Dorongan mungkin tidak selalu cukup. Kekuatan darurat mungkin masih diperlukan untuk menunda pertemuan publik, menutup tempat-tempat umum, serta mengisolasi orang sakit dan berisiko. Mereka mungkin satu-satunya cara untuk menghentikan kerumunan yang berpotensi mematikan, seperti pertemuan keagamaan Malaysia yang mendorong penguncian wilayah. Namun, menggunakan polisi untuk memaksakan tuntutan dasar tinggal di rumah dapat dengan cepat membuat penegak hukum kewalahan dan meningkatkan kebencian. Tindakan mempertahankan kewaspadaan diri di kalangan rakyat sendiri akan jauh lebih efektif.

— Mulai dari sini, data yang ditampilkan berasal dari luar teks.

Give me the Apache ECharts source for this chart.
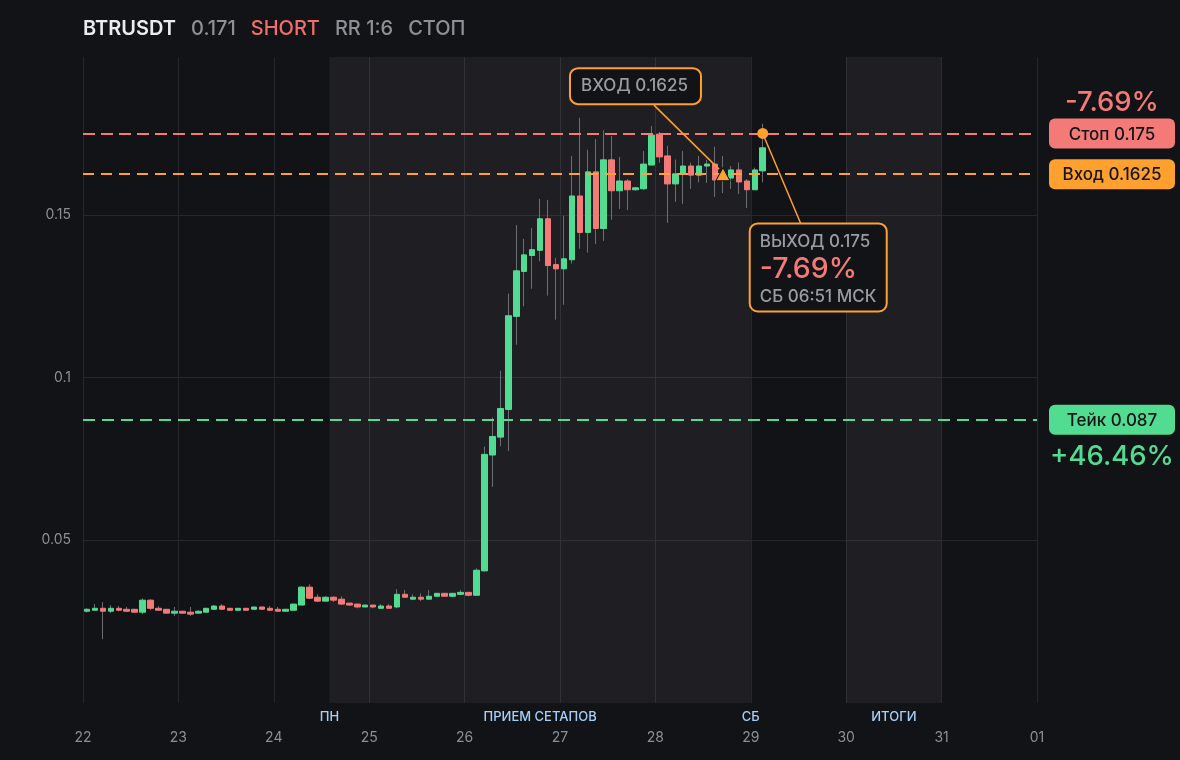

Masalahnya, seperti perusahaan, sebagian besar rumah tangga tidak mampu menyisihkan cukup uang untuk mengelola penutupan wilayah selama berbulan-bulan. Artinya, Clara Ferreira Marques dari Bloomberg menyimpulkan, pemerintah perlu melakukan pemberian bantuan yang ditargetkan dengan sesegera mungkin dan mencapai bagian populasi yang paling rentan. Pemerintah perlu terus mengeluarkan uang tunai dan menanggung kesulitan defisit anggaran, atau pada akhirnya menghadapi konsekuensi pandemi COVID-19.